● What the exercise asks
Quote each line of the material verbatim, without the pictures.

● Data provided
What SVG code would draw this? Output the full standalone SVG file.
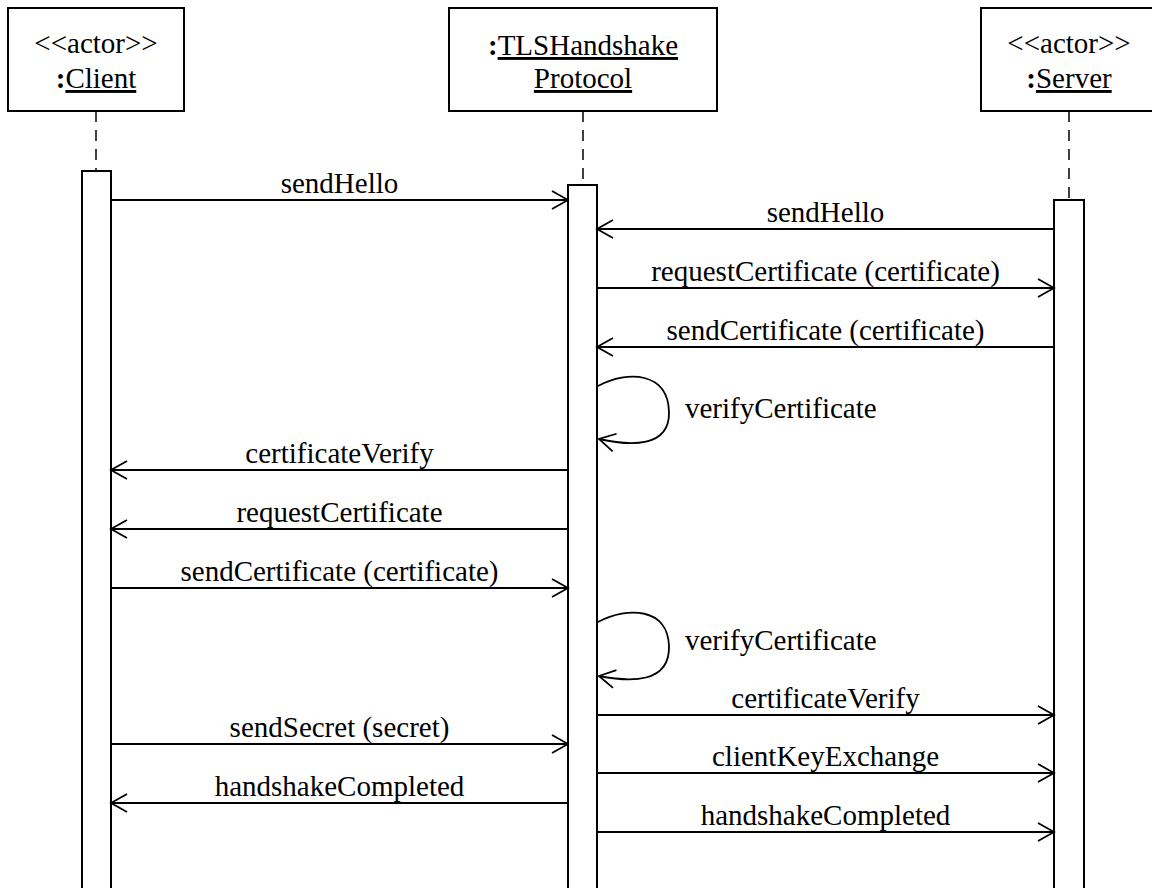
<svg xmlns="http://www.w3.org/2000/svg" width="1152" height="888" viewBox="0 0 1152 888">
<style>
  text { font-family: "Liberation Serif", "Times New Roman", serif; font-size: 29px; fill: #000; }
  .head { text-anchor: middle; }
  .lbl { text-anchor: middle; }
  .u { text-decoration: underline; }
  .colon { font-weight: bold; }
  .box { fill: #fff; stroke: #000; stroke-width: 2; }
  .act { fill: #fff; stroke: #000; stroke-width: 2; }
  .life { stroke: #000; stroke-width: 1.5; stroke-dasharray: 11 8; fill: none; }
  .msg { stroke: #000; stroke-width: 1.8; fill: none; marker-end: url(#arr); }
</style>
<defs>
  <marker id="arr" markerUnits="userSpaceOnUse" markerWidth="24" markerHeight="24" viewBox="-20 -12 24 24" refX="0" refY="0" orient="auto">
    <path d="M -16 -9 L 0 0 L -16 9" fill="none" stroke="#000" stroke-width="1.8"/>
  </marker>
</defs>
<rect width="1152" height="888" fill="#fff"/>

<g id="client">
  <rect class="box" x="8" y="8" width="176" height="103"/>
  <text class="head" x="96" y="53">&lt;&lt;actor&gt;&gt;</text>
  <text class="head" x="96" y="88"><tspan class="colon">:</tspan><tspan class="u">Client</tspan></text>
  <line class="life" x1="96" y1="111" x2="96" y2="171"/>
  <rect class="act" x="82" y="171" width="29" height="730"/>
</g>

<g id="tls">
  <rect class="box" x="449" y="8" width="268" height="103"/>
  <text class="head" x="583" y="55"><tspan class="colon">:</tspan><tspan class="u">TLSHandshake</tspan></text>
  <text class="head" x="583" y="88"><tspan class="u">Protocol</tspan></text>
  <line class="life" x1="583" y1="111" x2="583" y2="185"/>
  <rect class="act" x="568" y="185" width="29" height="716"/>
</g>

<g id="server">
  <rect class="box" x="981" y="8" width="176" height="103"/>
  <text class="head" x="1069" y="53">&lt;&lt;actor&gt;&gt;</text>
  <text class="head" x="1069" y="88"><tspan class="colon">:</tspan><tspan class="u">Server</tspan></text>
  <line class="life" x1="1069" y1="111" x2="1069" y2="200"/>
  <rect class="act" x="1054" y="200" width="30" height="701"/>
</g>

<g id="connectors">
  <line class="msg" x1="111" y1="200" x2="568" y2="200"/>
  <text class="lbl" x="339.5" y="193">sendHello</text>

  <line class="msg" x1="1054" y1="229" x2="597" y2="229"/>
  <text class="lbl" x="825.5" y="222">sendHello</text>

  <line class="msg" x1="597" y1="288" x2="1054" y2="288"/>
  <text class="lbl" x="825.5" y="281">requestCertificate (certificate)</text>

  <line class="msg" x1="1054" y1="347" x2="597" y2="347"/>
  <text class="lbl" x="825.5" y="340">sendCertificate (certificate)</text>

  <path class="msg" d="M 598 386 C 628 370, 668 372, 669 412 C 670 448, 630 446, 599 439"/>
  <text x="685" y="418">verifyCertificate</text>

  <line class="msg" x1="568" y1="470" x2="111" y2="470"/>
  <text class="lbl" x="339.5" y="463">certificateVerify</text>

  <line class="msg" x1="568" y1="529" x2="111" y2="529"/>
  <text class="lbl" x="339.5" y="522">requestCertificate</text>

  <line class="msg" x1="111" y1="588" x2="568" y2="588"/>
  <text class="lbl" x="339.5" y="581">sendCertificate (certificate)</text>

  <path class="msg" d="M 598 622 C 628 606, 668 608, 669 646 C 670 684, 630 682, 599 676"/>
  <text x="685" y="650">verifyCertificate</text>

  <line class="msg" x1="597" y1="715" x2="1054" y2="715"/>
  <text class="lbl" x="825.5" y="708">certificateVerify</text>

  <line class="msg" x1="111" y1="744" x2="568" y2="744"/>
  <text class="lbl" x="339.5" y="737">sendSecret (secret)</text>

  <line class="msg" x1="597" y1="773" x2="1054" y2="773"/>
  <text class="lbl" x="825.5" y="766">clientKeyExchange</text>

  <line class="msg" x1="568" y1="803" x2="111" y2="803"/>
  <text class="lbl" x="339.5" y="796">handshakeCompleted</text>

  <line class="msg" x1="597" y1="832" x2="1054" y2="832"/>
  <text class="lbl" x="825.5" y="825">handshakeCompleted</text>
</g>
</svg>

● Task answer
What SVG code would draw this? Output the full standalone SVG file.
<svg xmlns="http://www.w3.org/2000/svg" width="1152" height="888" viewBox="0 0 1152 888">
<style>
  text { font-family: "Liberation Serif", "Times New Roman", serif; font-size: 29px; fill: #000; }
  .head { text-anchor: middle; }
  .lbl { text-anchor: middle; }
  .u { text-decoration: underline; }
  .colon { font-weight: bold; }
  .box { fill: #fff; stroke: #000; stroke-width: 2; }
  .act { fill: #fff; stroke: #000; stroke-width: 2; }
  .life { stroke: #000; stroke-width: 1.5; stroke-dasharray: 11 8; fill: none; }
  .msg { stroke: #000; stroke-width: 1.8; fill: none; marker-end: url(#arr); }
</style>
<defs>
  <marker id="arr" markerUnits="userSpaceOnUse" markerWidth="24" markerHeight="24" viewBox="-20 -12 24 24" refX="0" refY="0" orient="auto">
    <path d="M -16 -9 L 0 0 L -16 9" fill="none" stroke="#000" stroke-width="1.8"/>
  </marker>
</defs>
<rect width="1152" height="888" fill="#fff"/>

<g id="client">
  <rect class="box" x="8" y="8" width="176" height="103"/>
  <text class="head" x="96" y="53">&lt;&lt;actor&gt;&gt;</text>
  <text class="head" x="96" y="88"><tspan class="colon">:</tspan><tspan class="u">Client</tspan></text>
  <line class="life" x1="96" y1="111" x2="96" y2="171"/>
  <rect class="act" x="82" y="171" width="29" height="730"/>
</g>

<g id="tls">
  <rect class="box" x="449" y="8" width="268" height="103"/>
  <text class="head" x="583" y="55"><tspan class="colon">:</tspan><tspan class="u">TLSHandshake</tspan></text>
  <text class="head" x="583" y="88"><tspan class="u">Protocol</tspan></text>
  <line class="life" x1="583" y1="111" x2="583" y2="185"/>
  <rect class="act" x="568" y="185" width="29" height="716"/>
</g>

<g id="server">
  <rect class="box" x="981" y="8" width="176" height="103"/>
  <text class="head" x="1069" y="53">&lt;&lt;actor&gt;&gt;</text>
  <text class="head" x="1069" y="88"><tspan class="colon">:</tspan><tspan class="u">Server</tspan></text>
  <line class="life" x1="1069" y1="111" x2="1069" y2="200"/>
  <rect class="act" x="1054" y="200" width="30" height="701"/>
</g>

<g id="connectors">
  <line class="msg" x1="111" y1="200" x2="568" y2="200"/>
  <text class="lbl" x="339.5" y="193">sendHello</text>

  <line class="msg" x1="1054" y1="229" x2="597" y2="229"/>
  <text class="lbl" x="825.5" y="222">sendHello</text>

  <line class="msg" x1="597" y1="288" x2="1054" y2="288"/>
  <text class="lbl" x="825.5" y="281">requestCertificate (certificate)</text>

  <line class="msg" x1="1054" y1="347" x2="597" y2="347"/>
  <text class="lbl" x="825.5" y="340">sendCertificate (certificate)</text>

  <path class="msg" d="M 598 386 C 628 370, 668 372, 669 412 C 670 448, 630 446, 599 439"/>
  <text x="685" y="418">verifyCertificate</text>

  <line class="msg" x1="568" y1="470" x2="111" y2="470"/>
  <text class="lbl" x="339.5" y="463">certificateVerify</text>

  <line class="msg" x1="568" y1="529" x2="111" y2="529"/>
  <text class="lbl" x="339.5" y="522">requestCertificate</text>

  <line class="msg" x1="111" y1="588" x2="568" y2="588"/>
  <text class="lbl" x="339.5" y="581">sendCertificate (certificate)</text>

  <path class="msg" d="M 598 622 C 628 606, 668 608, 669 646 C 670 684, 630 682, 599 676"/>
  <text x="685" y="650">verifyCertificate</text>

  <line class="msg" x1="597" y1="715" x2="1054" y2="715"/>
  <text class="lbl" x="825.5" y="708">certificateVerify</text>

  <line class="msg" x1="111" y1="744" x2="568" y2="744"/>
  <text class="lbl" x="339.5" y="737">sendSecret (secret)</text>

  <line class="msg" x1="597" y1="773" x2="1054" y2="773"/>
  <text class="lbl" x="825.5" y="766">clientKeyExchange</text>

  <line class="msg" x1="568" y1="803" x2="111" y2="803"/>
  <text class="lbl" x="339.5" y="796">handshakeCompleted</text>

  <line class="msg" x1="597" y1="832" x2="1054" y2="832"/>
  <text class="lbl" x="825.5" y="825">handshakeCompleted</text>
</g>
</svg>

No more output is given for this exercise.